*Raw data*.
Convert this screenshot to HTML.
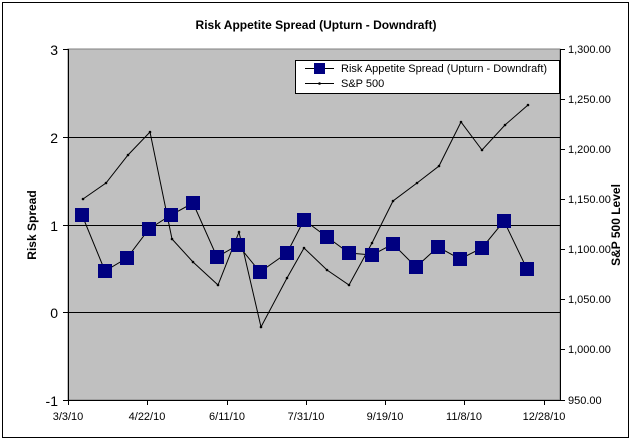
<!DOCTYPE html>
<html><head><meta charset="utf-8"><style>
body{margin:0;background:#fff;width:632px;height:443px;overflow:hidden}
svg{display:block;font-family:"Liberation Sans",Arial,sans-serif}
</style></head><body>
<svg width="632" height="443" viewBox="0 0 632 443">
<rect x="0" y="0" width="632" height="443" fill="#fff"/>
<rect x="2.5" y="2.5" width="626" height="435" fill="#fff" stroke="#000" stroke-width="1"/>
<text x="316" y="29" font-size="12" font-weight="bold" text-anchor="middle">Risk Appetite Spread (Upturn - Downdraft)</text>
<rect x="68" y="49" width="492" height="351" fill="#c0c0c0" stroke="#808080" stroke-width="1"/>
<g stroke="#000" stroke-width="1">
<line x1="68" y1="137.5" x2="560" y2="137.5"/>
<line x1="68" y1="225.5" x2="560" y2="225.5"/>
<line x1="68" y1="312.5" x2="560" y2="312.5"/>
<line x1="68.5" y1="49" x2="68.5" y2="400"/>
<line x1="560.5" y1="49" x2="560.5" y2="400"/>
<line x1="68" y1="400.5" x2="560" y2="400.5"/>
<line x1="63" y1="49.5" x2="68" y2="49.5"/><line x1="63" y1="137.5" x2="68" y2="137.5"/><line x1="63" y1="225.5" x2="68" y2="225.5"/><line x1="63" y1="312.5" x2="68" y2="312.5"/><line x1="63" y1="400.5" x2="68" y2="400.5"/>
<line x1="560" y1="49.5" x2="565" y2="49.5"/><line x1="560" y1="99.5" x2="565" y2="99.5"/><line x1="560" y1="149.5" x2="565" y2="149.5"/><line x1="560" y1="199.5" x2="565" y2="199.5"/><line x1="560" y1="249.5" x2="565" y2="249.5"/><line x1="560" y1="299.5" x2="565" y2="299.5"/><line x1="560" y1="349.5" x2="565" y2="349.5"/><line x1="560" y1="400.5" x2="565" y2="400.5"/>
<line x1="68.5" y1="400" x2="68.5" y2="405"/><line x1="147.5" y1="400" x2="147.5" y2="405"/><line x1="227.5" y1="400" x2="227.5" y2="405"/><line x1="306.5" y1="400" x2="306.5" y2="405"/><line x1="385.5" y1="400" x2="385.5" y2="405"/><line x1="464.5" y1="400" x2="464.5" y2="405"/><line x1="544.5" y1="400" x2="544.5" y2="405"/>
</g>
<g font-size="14" text-anchor="end">
<text x="58" y="55">3</text><text x="58" y="143">2</text><text x="58" y="231">1</text><text x="58" y="318">0</text><text x="58" y="406">-1</text>
</g>
<g font-size="11">
<text x="568" y="53">1,300.00</text><text x="568" y="103">1,250.00</text><text x="568" y="153">1,200.00</text><text x="568" y="203">1,150.00</text><text x="568" y="253">1,100.00</text><text x="568" y="303">1,050.00</text><text x="568" y="353">1,000.00</text><text x="568" y="404">950.00</text>
</g>
<g font-size="11" text-anchor="middle">
<text x="68" y="420">3/3/10</text><text x="147" y="420">4/22/10</text><text x="227" y="420">6/11/10</text><text x="306" y="420">7/31/10</text><text x="385" y="420">9/19/10</text><text x="464" y="420">11/8/10</text><text x="544" y="420">12/28/10</text>
</g>
<text transform="translate(36,225) rotate(-90)" font-size="12" font-weight="bold" text-anchor="middle">Risk Spread</text>
<text transform="translate(620,225) rotate(-90)" font-size="12" font-weight="bold" text-anchor="middle">S&amp;P 500 Level</text>
<polyline fill="none" stroke="#000" stroke-width="1" points="83,199 106,183 128,155 150,132 172,239 193,262 218,285 239,232 261,327 287,278 304,248 327,270 349,285 372,243 393,201 417,183 439,166 461,122 482,150 505,125 528,105"/>
<g fill="#000">
<circle cx="83" cy="199" r="1.3"/><circle cx="106" cy="183" r="1.3"/><circle cx="128" cy="155" r="1.3"/><circle cx="150" cy="132" r="1.3"/><circle cx="172" cy="239" r="1.3"/><circle cx="193" cy="262" r="1.3"/><circle cx="218" cy="285" r="1.3"/><circle cx="239" cy="232" r="1.3"/><circle cx="261" cy="327" r="1.3"/><circle cx="287" cy="278" r="1.3"/><circle cx="304" cy="248" r="1.3"/><circle cx="327" cy="270" r="1.3"/><circle cx="349" cy="285" r="1.3"/><circle cx="372" cy="243" r="1.3"/><circle cx="393" cy="201" r="1.3"/><circle cx="417" cy="183" r="1.3"/><circle cx="439" cy="166" r="1.3"/><circle cx="461" cy="122" r="1.3"/><circle cx="482" cy="150" r="1.3"/><circle cx="505" cy="125" r="1.3"/><circle cx="528" cy="105" r="1.3"/>
</g>
<polyline fill="none" stroke="#000" stroke-width="1" points="82,215 105,271 127,258 149,229 171,215 193,203 217,257 238,245 260,272 287,253 304,220 327,237 349,253 372,255 393,244 416,267 438,247 460,259 482,248 504,221 527,269"/>
<g fill="#000080">
<rect x="75" y="208" width="14" height="14"/><rect x="98" y="264" width="14" height="14"/><rect x="120" y="251" width="14" height="14"/><rect x="142" y="222" width="14" height="14"/><rect x="164" y="208" width="14" height="14"/><rect x="186" y="196" width="14" height="14"/><rect x="210" y="250" width="14" height="14"/><rect x="231" y="238" width="14" height="14"/><rect x="253" y="265" width="14" height="14"/><rect x="280" y="246" width="14" height="14"/><rect x="297" y="213" width="14" height="14"/><rect x="320" y="230" width="14" height="14"/><rect x="342" y="246" width="14" height="14"/><rect x="365" y="248" width="14" height="14"/><rect x="386" y="237" width="14" height="14"/><rect x="409" y="260" width="14" height="14"/><rect x="431" y="240" width="14" height="14"/><rect x="453" y="252" width="14" height="14"/><rect x="475" y="241" width="14" height="14"/><rect x="497" y="214" width="14" height="14"/><rect x="520" y="262" width="14" height="14"/>
</g>
<rect x="295.5" y="60.5" width="264" height="33" fill="#fff" stroke="#000" stroke-width="1"/>
<line x1="305" y1="68.5" x2="334" y2="68.5" stroke="#000"/>
<rect x="314" y="63" width="11" height="11" fill="#000080"/>
<line x1="305" y1="83.5" x2="334" y2="83.5" stroke="#000"/>
<circle cx="319.5" cy="83.5" r="1.3" fill="#000"/>
<text x="341" y="72" font-size="11">Risk Appetite Spread (Upturn - Downdraft)</text>
<text x="341" y="87" font-size="11">S&amp;P 500</text>
</svg>
</body></html>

*Exercise*.
Copy out all the data without changing anything, and drop the pictures.

*Exercise response*.
Convert this screenshot to HTML.
<!DOCTYPE html>
<html><head><meta charset="utf-8"><style>
body{margin:0;background:#fff;width:632px;height:443px;overflow:hidden}
svg{display:block;font-family:"Liberation Sans",Arial,sans-serif}
</style></head><body>
<svg width="632" height="443" viewBox="0 0 632 443">
<rect x="0" y="0" width="632" height="443" fill="#fff"/>
<rect x="2.5" y="2.5" width="626" height="435" fill="#fff" stroke="#000" stroke-width="1"/>
<text x="316" y="29" font-size="12" font-weight="bold" text-anchor="middle">Risk Appetite Spread (Upturn - Downdraft)</text>
<rect x="68" y="49" width="492" height="351" fill="#c0c0c0" stroke="#808080" stroke-width="1"/>
<g stroke="#000" stroke-width="1">
<line x1="68" y1="137.5" x2="560" y2="137.5"/>
<line x1="68" y1="225.5" x2="560" y2="225.5"/>
<line x1="68" y1="312.5" x2="560" y2="312.5"/>
<line x1="68.5" y1="49" x2="68.5" y2="400"/>
<line x1="560.5" y1="49" x2="560.5" y2="400"/>
<line x1="68" y1="400.5" x2="560" y2="400.5"/>
<line x1="63" y1="49.5" x2="68" y2="49.5"/><line x1="63" y1="137.5" x2="68" y2="137.5"/><line x1="63" y1="225.5" x2="68" y2="225.5"/><line x1="63" y1="312.5" x2="68" y2="312.5"/><line x1="63" y1="400.5" x2="68" y2="400.5"/>
<line x1="560" y1="49.5" x2="565" y2="49.5"/><line x1="560" y1="99.5" x2="565" y2="99.5"/><line x1="560" y1="149.5" x2="565" y2="149.5"/><line x1="560" y1="199.5" x2="565" y2="199.5"/><line x1="560" y1="249.5" x2="565" y2="249.5"/><line x1="560" y1="299.5" x2="565" y2="299.5"/><line x1="560" y1="349.5" x2="565" y2="349.5"/><line x1="560" y1="400.5" x2="565" y2="400.5"/>
<line x1="68.5" y1="400" x2="68.5" y2="405"/><line x1="147.5" y1="400" x2="147.5" y2="405"/><line x1="227.5" y1="400" x2="227.5" y2="405"/><line x1="306.5" y1="400" x2="306.5" y2="405"/><line x1="385.5" y1="400" x2="385.5" y2="405"/><line x1="464.5" y1="400" x2="464.5" y2="405"/><line x1="544.5" y1="400" x2="544.5" y2="405"/>
</g>
<g font-size="14" text-anchor="end">
<text x="58" y="55">3</text><text x="58" y="143">2</text><text x="58" y="231">1</text><text x="58" y="318">0</text><text x="58" y="406">-1</text>
</g>
<g font-size="11">
<text x="568" y="53">1,300.00</text><text x="568" y="103">1,250.00</text><text x="568" y="153">1,200.00</text><text x="568" y="203">1,150.00</text><text x="568" y="253">1,100.00</text><text x="568" y="303">1,050.00</text><text x="568" y="353">1,000.00</text><text x="568" y="404">950.00</text>
</g>
<g font-size="11" text-anchor="middle">
<text x="68" y="420">3/3/10</text><text x="147" y="420">4/22/10</text><text x="227" y="420">6/11/10</text><text x="306" y="420">7/31/10</text><text x="385" y="420">9/19/10</text><text x="464" y="420">11/8/10</text><text x="544" y="420">12/28/10</text>
</g>
<text transform="translate(36,225) rotate(-90)" font-size="12" font-weight="bold" text-anchor="middle">Risk Spread</text>
<text transform="translate(620,225) rotate(-90)" font-size="12" font-weight="bold" text-anchor="middle">S&amp;P 500 Level</text>
<polyline fill="none" stroke="#000" stroke-width="1" points="83,199 106,183 128,155 150,132 172,239 193,262 218,285 239,232 261,327 287,278 304,248 327,270 349,285 372,243 393,201 417,183 439,166 461,122 482,150 505,125 528,105"/>
<g fill="#000">
<circle cx="83" cy="199" r="1.3"/><circle cx="106" cy="183" r="1.3"/><circle cx="128" cy="155" r="1.3"/><circle cx="150" cy="132" r="1.3"/><circle cx="172" cy="239" r="1.3"/><circle cx="193" cy="262" r="1.3"/><circle cx="218" cy="285" r="1.3"/><circle cx="239" cy="232" r="1.3"/><circle cx="261" cy="327" r="1.3"/><circle cx="287" cy="278" r="1.3"/><circle cx="304" cy="248" r="1.3"/><circle cx="327" cy="270" r="1.3"/><circle cx="349" cy="285" r="1.3"/><circle cx="372" cy="243" r="1.3"/><circle cx="393" cy="201" r="1.3"/><circle cx="417" cy="183" r="1.3"/><circle cx="439" cy="166" r="1.3"/><circle cx="461" cy="122" r="1.3"/><circle cx="482" cy="150" r="1.3"/><circle cx="505" cy="125" r="1.3"/><circle cx="528" cy="105" r="1.3"/>
</g>
<polyline fill="none" stroke="#000" stroke-width="1" points="82,215 105,271 127,258 149,229 171,215 193,203 217,257 238,245 260,272 287,253 304,220 327,237 349,253 372,255 393,244 416,267 438,247 460,259 482,248 504,221 527,269"/>
<g fill="#000080">
<rect x="75" y="208" width="14" height="14"/><rect x="98" y="264" width="14" height="14"/><rect x="120" y="251" width="14" height="14"/><rect x="142" y="222" width="14" height="14"/><rect x="164" y="208" width="14" height="14"/><rect x="186" y="196" width="14" height="14"/><rect x="210" y="250" width="14" height="14"/><rect x="231" y="238" width="14" height="14"/><rect x="253" y="265" width="14" height="14"/><rect x="280" y="246" width="14" height="14"/><rect x="297" y="213" width="14" height="14"/><rect x="320" y="230" width="14" height="14"/><rect x="342" y="246" width="14" height="14"/><rect x="365" y="248" width="14" height="14"/><rect x="386" y="237" width="14" height="14"/><rect x="409" y="260" width="14" height="14"/><rect x="431" y="240" width="14" height="14"/><rect x="453" y="252" width="14" height="14"/><rect x="475" y="241" width="14" height="14"/><rect x="497" y="214" width="14" height="14"/><rect x="520" y="262" width="14" height="14"/>
</g>
<rect x="295.5" y="60.5" width="264" height="33" fill="#fff" stroke="#000" stroke-width="1"/>
<line x1="305" y1="68.5" x2="334" y2="68.5" stroke="#000"/>
<rect x="314" y="63" width="11" height="11" fill="#000080"/>
<line x1="305" y1="83.5" x2="334" y2="83.5" stroke="#000"/>
<circle cx="319.5" cy="83.5" r="1.3" fill="#000"/>
<text x="341" y="72" font-size="11">Risk Appetite Spread (Upturn - Downdraft)</text>
<text x="341" y="87" font-size="11">S&amp;P 500</text>
</svg>
</body></html>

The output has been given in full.